- [WHAT YOU NEED TO DO]:
Please, without the pictures, retype exactly the lines from the start of the material through the line that holds "const cutoffDensity = 0.73;".

- [EXERCISE INPUTS]:
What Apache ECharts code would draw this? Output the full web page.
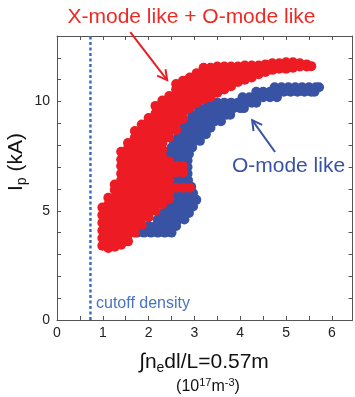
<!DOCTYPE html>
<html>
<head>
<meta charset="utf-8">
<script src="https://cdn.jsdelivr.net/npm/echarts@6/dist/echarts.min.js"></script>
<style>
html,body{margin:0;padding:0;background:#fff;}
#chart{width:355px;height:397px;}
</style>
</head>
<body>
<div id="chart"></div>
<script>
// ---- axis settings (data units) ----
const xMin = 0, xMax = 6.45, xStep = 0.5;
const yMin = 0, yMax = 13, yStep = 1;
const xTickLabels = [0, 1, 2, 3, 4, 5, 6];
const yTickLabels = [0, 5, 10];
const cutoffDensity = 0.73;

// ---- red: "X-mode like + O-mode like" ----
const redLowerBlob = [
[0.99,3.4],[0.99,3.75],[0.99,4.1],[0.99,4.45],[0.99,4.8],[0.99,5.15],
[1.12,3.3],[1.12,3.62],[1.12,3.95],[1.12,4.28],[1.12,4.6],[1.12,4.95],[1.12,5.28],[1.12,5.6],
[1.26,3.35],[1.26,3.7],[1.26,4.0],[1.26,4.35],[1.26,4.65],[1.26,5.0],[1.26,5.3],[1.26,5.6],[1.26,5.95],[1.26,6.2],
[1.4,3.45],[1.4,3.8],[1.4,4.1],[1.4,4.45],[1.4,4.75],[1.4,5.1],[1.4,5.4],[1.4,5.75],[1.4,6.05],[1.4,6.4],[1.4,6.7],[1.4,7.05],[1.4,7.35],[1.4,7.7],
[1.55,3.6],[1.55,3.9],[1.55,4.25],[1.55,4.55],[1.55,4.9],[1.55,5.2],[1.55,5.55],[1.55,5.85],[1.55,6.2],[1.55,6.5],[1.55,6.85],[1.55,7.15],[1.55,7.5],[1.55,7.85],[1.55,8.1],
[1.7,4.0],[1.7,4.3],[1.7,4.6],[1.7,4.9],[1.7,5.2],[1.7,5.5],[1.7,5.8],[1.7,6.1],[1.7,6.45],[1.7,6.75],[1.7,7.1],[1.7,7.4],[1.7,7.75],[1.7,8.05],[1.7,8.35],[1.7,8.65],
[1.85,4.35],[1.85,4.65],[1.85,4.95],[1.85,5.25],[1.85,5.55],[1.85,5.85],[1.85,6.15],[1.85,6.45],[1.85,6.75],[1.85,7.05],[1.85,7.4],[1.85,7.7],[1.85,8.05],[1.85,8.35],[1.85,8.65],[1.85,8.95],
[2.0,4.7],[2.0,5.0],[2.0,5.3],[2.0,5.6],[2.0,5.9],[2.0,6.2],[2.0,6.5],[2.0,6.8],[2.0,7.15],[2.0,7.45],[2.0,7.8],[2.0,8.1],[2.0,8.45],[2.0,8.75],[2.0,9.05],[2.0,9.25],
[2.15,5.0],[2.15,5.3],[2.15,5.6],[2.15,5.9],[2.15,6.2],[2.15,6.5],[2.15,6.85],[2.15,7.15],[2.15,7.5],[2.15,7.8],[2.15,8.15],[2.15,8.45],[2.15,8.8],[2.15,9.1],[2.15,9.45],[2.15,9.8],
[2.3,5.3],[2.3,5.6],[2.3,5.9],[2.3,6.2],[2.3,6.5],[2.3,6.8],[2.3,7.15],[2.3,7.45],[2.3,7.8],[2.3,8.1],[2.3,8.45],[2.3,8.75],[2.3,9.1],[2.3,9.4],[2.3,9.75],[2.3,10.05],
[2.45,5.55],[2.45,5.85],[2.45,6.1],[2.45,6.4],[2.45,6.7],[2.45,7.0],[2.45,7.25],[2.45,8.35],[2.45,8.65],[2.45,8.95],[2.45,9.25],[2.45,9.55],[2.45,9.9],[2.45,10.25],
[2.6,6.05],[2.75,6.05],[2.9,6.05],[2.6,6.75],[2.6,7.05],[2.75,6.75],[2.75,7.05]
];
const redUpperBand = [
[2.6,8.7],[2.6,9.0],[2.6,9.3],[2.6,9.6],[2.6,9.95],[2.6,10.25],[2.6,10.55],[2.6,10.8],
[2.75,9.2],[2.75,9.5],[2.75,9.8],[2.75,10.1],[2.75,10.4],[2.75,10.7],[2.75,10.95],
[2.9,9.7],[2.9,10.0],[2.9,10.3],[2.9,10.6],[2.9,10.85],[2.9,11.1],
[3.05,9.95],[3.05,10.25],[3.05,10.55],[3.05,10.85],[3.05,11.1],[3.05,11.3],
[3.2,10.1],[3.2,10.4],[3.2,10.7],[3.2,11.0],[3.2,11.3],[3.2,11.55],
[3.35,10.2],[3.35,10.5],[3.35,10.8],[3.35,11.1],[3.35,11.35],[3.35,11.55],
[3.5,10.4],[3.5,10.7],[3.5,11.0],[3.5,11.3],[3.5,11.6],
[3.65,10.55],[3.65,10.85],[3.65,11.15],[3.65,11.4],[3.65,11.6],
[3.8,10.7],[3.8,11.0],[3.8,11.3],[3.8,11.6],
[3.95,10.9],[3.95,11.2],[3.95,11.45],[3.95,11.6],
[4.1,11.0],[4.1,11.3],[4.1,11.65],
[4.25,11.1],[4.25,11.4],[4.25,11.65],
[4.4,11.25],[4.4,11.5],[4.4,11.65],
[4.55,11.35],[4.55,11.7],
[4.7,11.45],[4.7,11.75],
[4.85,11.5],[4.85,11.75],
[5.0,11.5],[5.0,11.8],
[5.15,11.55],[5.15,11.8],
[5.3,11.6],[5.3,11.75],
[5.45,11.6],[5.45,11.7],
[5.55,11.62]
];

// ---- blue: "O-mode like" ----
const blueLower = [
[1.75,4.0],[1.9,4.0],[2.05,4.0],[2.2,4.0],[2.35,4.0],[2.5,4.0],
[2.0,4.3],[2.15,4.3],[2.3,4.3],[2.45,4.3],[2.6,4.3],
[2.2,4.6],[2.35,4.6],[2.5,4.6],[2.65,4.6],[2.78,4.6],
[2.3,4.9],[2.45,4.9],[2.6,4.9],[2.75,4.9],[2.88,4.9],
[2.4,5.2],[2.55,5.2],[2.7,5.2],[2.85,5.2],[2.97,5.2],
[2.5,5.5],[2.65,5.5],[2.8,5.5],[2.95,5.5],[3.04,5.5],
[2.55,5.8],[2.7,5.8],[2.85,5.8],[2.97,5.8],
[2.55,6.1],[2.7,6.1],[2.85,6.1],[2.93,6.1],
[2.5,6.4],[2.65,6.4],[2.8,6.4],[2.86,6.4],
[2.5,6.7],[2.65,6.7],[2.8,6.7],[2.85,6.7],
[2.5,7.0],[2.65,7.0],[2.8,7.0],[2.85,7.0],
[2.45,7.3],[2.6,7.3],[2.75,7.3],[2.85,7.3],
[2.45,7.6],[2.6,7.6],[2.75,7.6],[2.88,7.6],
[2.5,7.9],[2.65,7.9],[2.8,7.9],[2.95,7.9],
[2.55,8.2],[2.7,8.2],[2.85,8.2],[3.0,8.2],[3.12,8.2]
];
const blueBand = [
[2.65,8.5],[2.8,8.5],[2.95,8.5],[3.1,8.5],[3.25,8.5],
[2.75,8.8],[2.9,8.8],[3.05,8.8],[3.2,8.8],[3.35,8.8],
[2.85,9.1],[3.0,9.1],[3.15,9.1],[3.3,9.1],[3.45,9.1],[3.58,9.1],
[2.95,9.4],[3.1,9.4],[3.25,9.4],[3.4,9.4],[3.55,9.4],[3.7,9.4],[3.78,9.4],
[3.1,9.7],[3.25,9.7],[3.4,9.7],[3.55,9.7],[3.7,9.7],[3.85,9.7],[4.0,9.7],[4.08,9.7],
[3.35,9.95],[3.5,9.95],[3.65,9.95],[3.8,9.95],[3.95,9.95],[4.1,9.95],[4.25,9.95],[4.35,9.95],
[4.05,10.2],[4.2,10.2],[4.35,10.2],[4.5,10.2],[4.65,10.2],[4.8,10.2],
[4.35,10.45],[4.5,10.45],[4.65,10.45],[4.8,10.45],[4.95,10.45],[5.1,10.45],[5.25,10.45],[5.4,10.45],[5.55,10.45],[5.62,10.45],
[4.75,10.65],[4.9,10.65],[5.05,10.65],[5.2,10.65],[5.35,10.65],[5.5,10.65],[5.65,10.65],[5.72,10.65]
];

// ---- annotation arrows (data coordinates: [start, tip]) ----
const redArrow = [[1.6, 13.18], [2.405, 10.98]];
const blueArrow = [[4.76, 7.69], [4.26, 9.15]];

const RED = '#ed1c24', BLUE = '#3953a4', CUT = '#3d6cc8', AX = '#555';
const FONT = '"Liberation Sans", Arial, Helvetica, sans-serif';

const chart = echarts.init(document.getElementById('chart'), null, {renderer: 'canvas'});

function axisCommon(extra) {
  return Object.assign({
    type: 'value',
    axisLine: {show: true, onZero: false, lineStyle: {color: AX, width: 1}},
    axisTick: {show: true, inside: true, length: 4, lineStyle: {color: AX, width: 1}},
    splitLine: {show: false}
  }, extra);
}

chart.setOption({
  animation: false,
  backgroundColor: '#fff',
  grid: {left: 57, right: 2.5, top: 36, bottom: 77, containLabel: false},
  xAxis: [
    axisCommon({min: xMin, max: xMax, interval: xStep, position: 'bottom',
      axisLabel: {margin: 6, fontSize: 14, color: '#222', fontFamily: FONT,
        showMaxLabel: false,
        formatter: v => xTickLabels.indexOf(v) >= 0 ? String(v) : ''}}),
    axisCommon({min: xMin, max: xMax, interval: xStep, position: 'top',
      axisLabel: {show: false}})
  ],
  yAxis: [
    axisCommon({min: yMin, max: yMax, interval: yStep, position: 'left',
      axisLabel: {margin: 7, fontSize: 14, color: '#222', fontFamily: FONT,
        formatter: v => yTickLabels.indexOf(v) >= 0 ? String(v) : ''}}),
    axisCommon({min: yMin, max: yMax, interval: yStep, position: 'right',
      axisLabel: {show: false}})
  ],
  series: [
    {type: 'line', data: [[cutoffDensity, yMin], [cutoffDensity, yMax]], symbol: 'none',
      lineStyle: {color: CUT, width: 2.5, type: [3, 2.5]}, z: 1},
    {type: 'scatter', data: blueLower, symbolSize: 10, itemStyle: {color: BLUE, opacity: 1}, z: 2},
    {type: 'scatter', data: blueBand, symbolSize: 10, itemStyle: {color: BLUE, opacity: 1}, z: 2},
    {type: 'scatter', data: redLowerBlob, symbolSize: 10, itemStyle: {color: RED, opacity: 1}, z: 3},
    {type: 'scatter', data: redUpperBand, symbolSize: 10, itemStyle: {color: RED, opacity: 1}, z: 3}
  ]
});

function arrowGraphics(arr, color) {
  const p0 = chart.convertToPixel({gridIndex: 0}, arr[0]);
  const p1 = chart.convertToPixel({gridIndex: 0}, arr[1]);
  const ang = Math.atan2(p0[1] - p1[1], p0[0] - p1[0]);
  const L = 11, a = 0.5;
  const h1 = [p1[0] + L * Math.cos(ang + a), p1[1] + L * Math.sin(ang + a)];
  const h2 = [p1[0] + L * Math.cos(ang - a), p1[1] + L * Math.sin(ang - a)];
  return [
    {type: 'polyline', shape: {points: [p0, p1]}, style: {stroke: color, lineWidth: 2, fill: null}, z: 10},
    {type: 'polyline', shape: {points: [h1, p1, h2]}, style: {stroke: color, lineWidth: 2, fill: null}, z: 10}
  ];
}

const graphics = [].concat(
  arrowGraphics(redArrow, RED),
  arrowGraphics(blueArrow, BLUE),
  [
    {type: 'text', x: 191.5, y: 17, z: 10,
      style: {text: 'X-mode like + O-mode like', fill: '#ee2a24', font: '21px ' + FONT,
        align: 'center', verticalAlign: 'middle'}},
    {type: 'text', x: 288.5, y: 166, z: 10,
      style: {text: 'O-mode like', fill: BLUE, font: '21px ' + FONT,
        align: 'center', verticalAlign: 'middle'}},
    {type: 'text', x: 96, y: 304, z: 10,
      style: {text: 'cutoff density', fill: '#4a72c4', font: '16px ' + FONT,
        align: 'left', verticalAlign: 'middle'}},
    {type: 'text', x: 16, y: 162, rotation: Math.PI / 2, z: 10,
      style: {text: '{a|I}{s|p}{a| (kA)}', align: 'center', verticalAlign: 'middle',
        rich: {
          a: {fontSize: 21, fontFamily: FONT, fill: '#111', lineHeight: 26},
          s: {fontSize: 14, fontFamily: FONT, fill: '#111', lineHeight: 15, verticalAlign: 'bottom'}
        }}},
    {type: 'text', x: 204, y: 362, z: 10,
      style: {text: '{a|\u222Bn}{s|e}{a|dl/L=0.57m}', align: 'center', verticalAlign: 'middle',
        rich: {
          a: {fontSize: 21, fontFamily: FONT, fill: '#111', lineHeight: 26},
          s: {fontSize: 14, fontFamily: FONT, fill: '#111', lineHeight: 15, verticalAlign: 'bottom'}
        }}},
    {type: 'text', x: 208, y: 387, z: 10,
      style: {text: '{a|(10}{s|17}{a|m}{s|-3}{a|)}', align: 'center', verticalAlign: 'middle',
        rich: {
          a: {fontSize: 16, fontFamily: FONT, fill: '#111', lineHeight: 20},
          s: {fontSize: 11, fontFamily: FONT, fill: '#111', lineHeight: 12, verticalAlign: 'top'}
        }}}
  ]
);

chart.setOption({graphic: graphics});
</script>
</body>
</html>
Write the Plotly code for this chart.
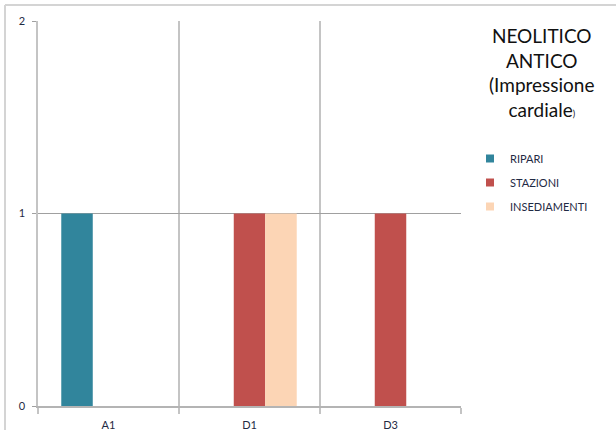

- [COMPLETE RESPONSE]:
What Apache ECharts code would draw this? Output the full web page.
<!DOCTYPE html>
<html>
<head>
<meta charset="utf-8">
<script src="https://cdn.jsdelivr.net/npm/echarts@6/dist/echarts.min.js"></script>
<style>
html,body{margin:0;padding:0;background:#fff;}
#chart{width:355px;height:397px;}
</style>
</head>
<body>
<div id="chart"></div>
<script>
// ---- axis settings (data units) ----
const xMin = 0, xMax = 6.45, xStep = 0.5;
const yMin = 0, yMax = 13, yStep = 1;
const xTickLabels = [0, 1, 2, 3, 4, 5, 6];
const yTickLabels = [0, 5, 10];
const cutoffDensity = 0.73;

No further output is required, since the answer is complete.